I recently attended an event that was held in a charming little town with a beautiful setting. And by little, I mean it was tiny.
Small towns have an appeal. I’m not sure why, but they do. Maybe it’s the open spaces and easy access. Houston does not offer easy access. When I left my home in Clear Lake, it took more than an hour to get out of town. When I hit the 60-minute mark, the concrete jungle still kept me captive.
In a city the size of Houston, drive times are determined by distance and accessibility. Sometimes the destination isn’t far in terms of miles, but traffic, road repairs, and impediments can make a short distance a lengthy drive. Or maybe the location is many miles across the city, but the traffic is smooth and unhindered. It’s hard to predict, and it often changes while in route.
It has the cumulative effect of mounding irritation, frustration, and stress.
Did somebody say traffic? What traffic?
The town’s people were friendly and unhurried. They had a casual, almost lackadaisical demeanor that seemed to say, “Welcome to our store, I’ll be here if you need anything. You don’t need anything, do you?”
The town didn’t have an MLB team like the Houston Astros, or an NFL team like the Houston Texans or an NBA team like the Houston Rockets. They didn’t have an Astrodome or an NRG Center or Theater District or a ton of other things.
Do you know what they did have? They had clean air, blue skies, and crisp, chilly mornings, and people who were comfortable living in slow-motion. And just in case I forgot to mention it, everything was five minutes away.
However, when the time came to leave, I wasn’t sad but glad to be going home. “Why,” you ask? It is because Dorothy was right; there is no place like home. Home is where I live, love, and work. It’s where I survive and thrive. Houston is my home. Yes, it has smog and smothering summer heat, and months of possibly devastating tropical storms. Houston has ever-present expansion in every direction. Can anyone say, “Urban Sprawl?”

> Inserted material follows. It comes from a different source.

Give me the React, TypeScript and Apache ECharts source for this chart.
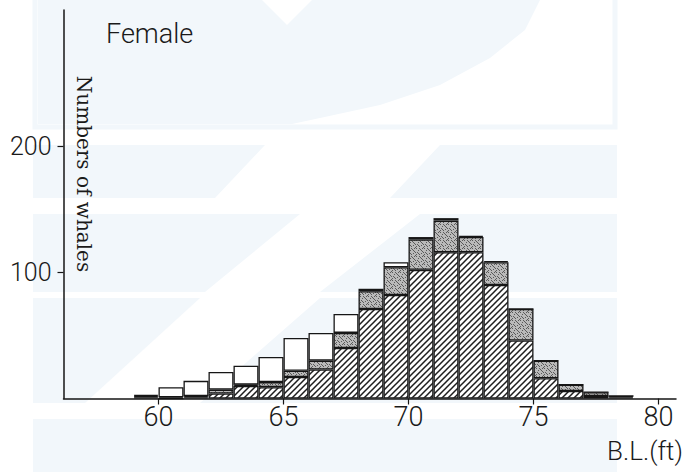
import React, { useEffect, useRef } from "react";
import * as echarts from "echarts";

// Body-length bins (left edge, ft)
const bins = ["59", "60", "61", "62", "63", "64", "65", "66", "67", "68", "69", "70", "71", "72", "73", "74", "75", "76", "77", "78"];
// Stacked counts per bin
const hatchedCounts = [1, 0, 1, 4, 10, 9, 17, 23, 40, 71, 82, 102, 116, 116, 90, 46, 16, 6, 2, 1];
const greyCounts = [1, 1, 1, 3, 1, 4, 5, 7, 12, 14, 22, 24, 25, 12, 18, 25, 14, 5, 3, 1];
const whiteCounts = [1, 8, 12, 14, 15, 20, 26, 22, 15, 2, 4, 2, 2, 1, 1, 0, 0, 0, 0, 0];
// Axis ticks
const xTicks = [60, 65, 70, 75, 80];
const yTicks = [100, 200];

const WM = "#f2f7fb";
const INK = "#161616";
const TICK_FONT = "Roboto, 'DejaVu Sans', sans-serif";

function hatchPattern(): HTMLCanvasElement {
  const c = document.createElement("canvas");
  c.width = 6;
  c.height = 6;
  const g = c.getContext("2d")!;
  g.fillStyle = "#ffffff";
  g.fillRect(0, 0, 6, 6);
  g.strokeStyle = "#1e1e1e";
  g.lineWidth = 1.5;
  g.beginPath();
  g.moveTo(-1, 7); g.lineTo(7, -1);
  g.moveTo(-4, 4); g.lineTo(4, -4);
  g.moveTo(2, 10); g.lineTo(10, 2);
  g.stroke();
  return c;
}

function stipplePattern(): HTMLCanvasElement {
  const c = document.createElement("canvas");
  c.width = 8;
  c.height = 8;
  const g = c.getContext("2d")!;
  g.fillStyle = "#bababa";
  g.fillRect(0, 0, 8, 8);
  g.fillStyle = "#5a5a5a";
  const dots = [[0, 0], [4, 1], [2, 2], [6, 3], [1, 4], [5, 5], [3, 6], [7, 7], [6, 0], [0, 6], [2, 5], [5, 2], [7, 4], [3, 0]];
  dots.forEach(([x, y]) => g.fillRect(x, y, 1, 1));
  return c;
}

export default function App() {
  const ref = useRef<HTMLDivElement>(null);

  useEffect(() => {
    document.body.style.margin = "0";
    const chart = echarts.init(ref.current!, null, { renderer: "svg" });
    const border = { borderColor: INK, borderWidth: 1.3 };

    const bg = (points: number[][]) => ({
      type: "polygon",
      z: -10,
      silent: true,
      shape: { points },
      style: { fill: WM },
    });

    const barSeries = (data: number[], color: any) => ({
      type: "bar",
      stack: "n",
      xAxisIndex: 1,
      yAxisIndex: 1,
      barWidth: 25,
      barCategoryGap: "0%",
      data,
      itemStyle: { color, ...border },
    });

    chart.setOption({
      animation: false,
      backgroundColor: "#ffffff",
      grid: [
        { left: 63.5, top: 10, width: 612.5, height: 388.5, containLabel: false },
        { left: 133.5, top: 10, width: 500, height: 388.5, containLabel: false },
      ],
      xAxis: [
        {
          type: "value",
          gridIndex: 0,
          min: 56.2,
          max: 80.7,
          axisLine: { show: true, lineStyle: { color: INK, width: 1.5 } },
          axisTick: { show: true, customValues: xTicks, length: 6, lineStyle: { color: INK, width: 1.2 } },
          axisLabel: {
            customValues: xTicks,
            color: "#1a1a1a",
            fontSize: 27,
            fontFamily: TICK_FONT,
            fontWeight: 300,
            margin: 5,
          },
          splitLine: { show: false },
          z: 5,
        },
        {
          type: "category",
          gridIndex: 1,
          data: bins,
          boundaryGap: true,
          show: false,
        },
      ],
      yAxis: [
        {
          type: "value",
          gridIndex: 0,
          min: 0,
          max: 308,
          axisLine: { show: true, lineStyle: { color: INK, width: 1.5 } },
          axisTick: { show: true, customValues: yTicks, length: 6, lineStyle: { color: INK, width: 1.2 } },
          axisLabel: {
            customValues: yTicks,
            color: "#1a1a1a",
            fontSize: 25,
            fontFamily: TICK_FONT,
            fontWeight: 300,
            margin: 12,
          },
          splitLine: { show: false },
        },
        {
          type: "value",
          gridIndex: 1,
          min: 0,
          max: 308,
          show: false,
          splitLine: { show: false },
        },
      ],
      series: [
        barSeries(hatchedCounts, { image: hatchPattern(), repeat: "repeat" }),
        barSeries(greyCounts, { image: stipplePattern(), repeat: "repeat" }),
        barSeries(whiteCounts, "#ffffff"),
      ],
      graphic: [
        // faint watermark
        {
          type: "rect",
          z: -10,
          silent: true,
          shape: { x: 35, y: -10, width: 580, height: 137 },
          style: { fill: "none", stroke: WM, lineWidth: 5 },
        },
        bg([[38, 0], [262, 0], [287, 25], [312, 0], [540, 0], [525, 30], [490, 58], [440, 85], [380, 105], [320, 118], [292, 124], [38, 124]]),
        bg([[33, 145], [265, 145], [215, 198], [33, 198]]),
        bg([[440, 145], [617, 145], [617, 198], [390, 198]]),
        bg([[33, 214], [300, 214], [205, 292], [33, 292]]),
        bg([[420, 214], [617, 214], [617, 292], [320, 292]]),
        bg([[33, 298], [200, 298], [85, 403], [33, 403]]),
        bg([[320, 298], [617, 298], [617, 403], [200, 403]]),
        bg([[33, 419], [617, 419], [617, 472], [33, 472]]),
        // texts
        {
          type: "text",
          x: 106,
          y: 34,
          style: {
            text: "Female",
            fill: "#1a1a1a",
            fontSize: 27,
            fontFamily: TICK_FONT,
            fontWeight: 300,
            align: "left",
            verticalAlign: "middle",
          },
        },
        {
          type: "text",
          x: 84,
          y: 174,
          rotation: -Math.PI / 2,
          style: {
            text: "Numbers of whales",
            fill: "#1a1a1a",
            fontSize: 20,
            fontFamily: "'DejaVu Serif', 'Liberation Serif', serif",
            align: "center",
            verticalAlign: "middle",
          },
        },
        {
          type: "text",
          x: 645,
          y: 451,
          style: {
            text: "B.L.(ft)",
            fill: "#1a1a1a",
            fontSize: 26,
            fontFamily: TICK_FONT,
            fontWeight: 300,
            align: "center",
            verticalAlign: "middle",
          },
        },
      ],
    });
    return () => chart.dispose();
  }, []);

  return <div ref={ref} style={{ width: 689, height: 472 }} />;
}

Do I sometimes feel there are too many people? Yes, I do. Harris County, where I reside, has a population of four million with no end in sight. However, when we moved here 23 years ago, I am sure there were many who felt the city was already overcrowded and wished all the new people would move elsewhere.
We stayed anyway.
Small towns and small-town people often possess a quality that is often missing in our urban jungles. Small towns can be lovely to visit and excellent for slowing down, reducing stress, and feeling better.
Thank you, small towns, you have my lasting appreciation.